⟨

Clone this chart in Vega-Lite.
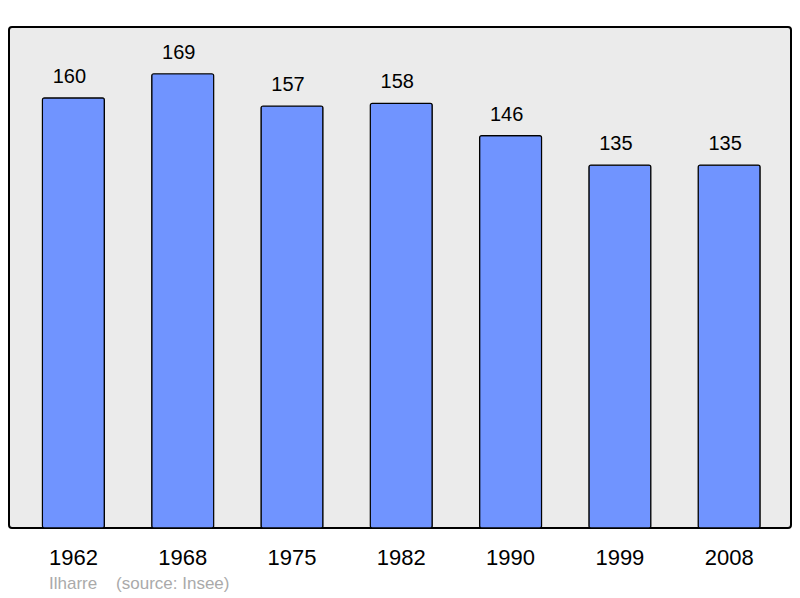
{
  "$schema": "https://vega.github.io/schema/vega-lite/v6.json",
  "width": 782,
  "height": 501,
  "padding": {"left": 9, "top": 27, "right": 9, "bottom": 0},
  "background": "white",
  "config": {
    "font": "Liberation Sans",
    "view": {"stroke": "black", "strokeWidth": 2, "fill": "#ebebeb", "cornerRadius": 3}
  },
  "title": {
    "text": "Ilharre\u00a0\u00a0\u00a0\u00a0(source: Insee)",
    "orient": "bottom",
    "anchor": "start",
    "frame": "group",
    "dx": 40,
    "offset": 8,
    "fontSize": 17,
    "fontWeight": "normal",
    "color": "#aaaaaa",
    "font": "Liberation Sans"
  },
  "data": {
    "values": [
      {"year": "1962", "pop": 160},
      {"year": "1968", "pop": 169},
      {"year": "1975", "pop": 157},
      {"year": "1982", "pop": 158},
      {"year": "1990", "pop": 146},
      {"year": "1999", "pop": 135},
      {"year": "2008", "pop": 135}
    ]
  },
  "encoding": {
    "x": {
      "field": "year",
      "type": "nominal",
      "sort": null,
      "scale": {"paddingInner": 0.433, "paddingOuter": 0.294, "align": 0.52},
      "axis": {
        "title": null,
        "labelAngle": 0,
        "ticks": false,
        "domain": false,
        "grid": false,
        "labelFontSize": 22,
        "labelColor": "black",
        "labelBaseline": "alphabetic",
        "labelPadding": 36
      }
    },
    "y": {
      "field": "pop",
      "type": "quantitative",
      "scale": {"domain": [0, 186.4], "nice": false},
      "axis": null
    }
  },
  "layer": [
    {
      "mark": {"type": "bar", "fill": "#7094ff", "stroke": "black", "strokeWidth": 1.2, "cornerRadius": 2}
    },
    {
      "mark": {"type": "text", "baseline": "alphabetic", "dy": -15, "dx": -4, "fontSize": 20, "color": "black"},
      "encoding": {"text": {"field": "pop", "type": "quantitative"}}
    }
  ]
}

⟩

◆ **Your task**:
Reproduce each line word for word and drop the pictures.

◆ **Answer to this problem**:
Clone this chart in Vega-Lite.
{
  "$schema": "https://vega.github.io/schema/vega-lite/v6.json",
  "width": 782,
  "height": 501,
  "padding": {"left": 9, "top": 27, "right": 9, "bottom": 0},
  "background": "white",
  "config": {
    "font": "Liberation Sans",
    "view": {"stroke": "black", "strokeWidth": 2, "fill": "#ebebeb", "cornerRadius": 3}
  },
  "title": {
    "text": "Ilharre\u00a0\u00a0\u00a0\u00a0(source: Insee)",
    "orient": "bottom",
    "anchor": "start",
    "frame": "group",
    "dx": 40,
    "offset": 8,
    "fontSize": 17,
    "fontWeight": "normal",
    "color": "#aaaaaa",
    "font": "Liberation Sans"
  },
  "data": {
    "values": [
      {"year": "1962", "pop": 160},
      {"year": "1968", "pop": 169},
      {"year": "1975", "pop": 157},
      {"year": "1982", "pop": 158},
      {"year": "1990", "pop": 146},
      {"year": "1999", "pop": 135},
      {"year": "2008", "pop": 135}
    ]
  },
  "encoding": {
    "x": {
      "field": "year",
      "type": "nominal",
      "sort": null,
      "scale": {"paddingInner": 0.433, "paddingOuter": 0.294, "align": 0.52},
      "axis": {
        "title": null,
        "labelAngle": 0,
        "ticks": false,
        "domain": false,
        "grid": false,
        "labelFontSize": 22,
        "labelColor": "black",
        "labelBaseline": "alphabetic",
        "labelPadding": 36
      }
    },
    "y": {
      "field": "pop",
      "type": "quantitative",
      "scale": {"domain": [0, 186.4], "nice": false},
      "axis": null
    }
  },
  "layer": [
    {
      "mark": {"type": "bar", "fill": "#7094ff", "stroke": "black", "strokeWidth": 1.2, "cornerRadius": 2}
    },
    {
      "mark": {"type": "text", "baseline": "alphabetic", "dy": -15, "dx": -4, "fontSize": 20, "color": "black"},
      "encoding": {"text": {"field": "pop", "type": "quantitative"}}
    }
  ]
}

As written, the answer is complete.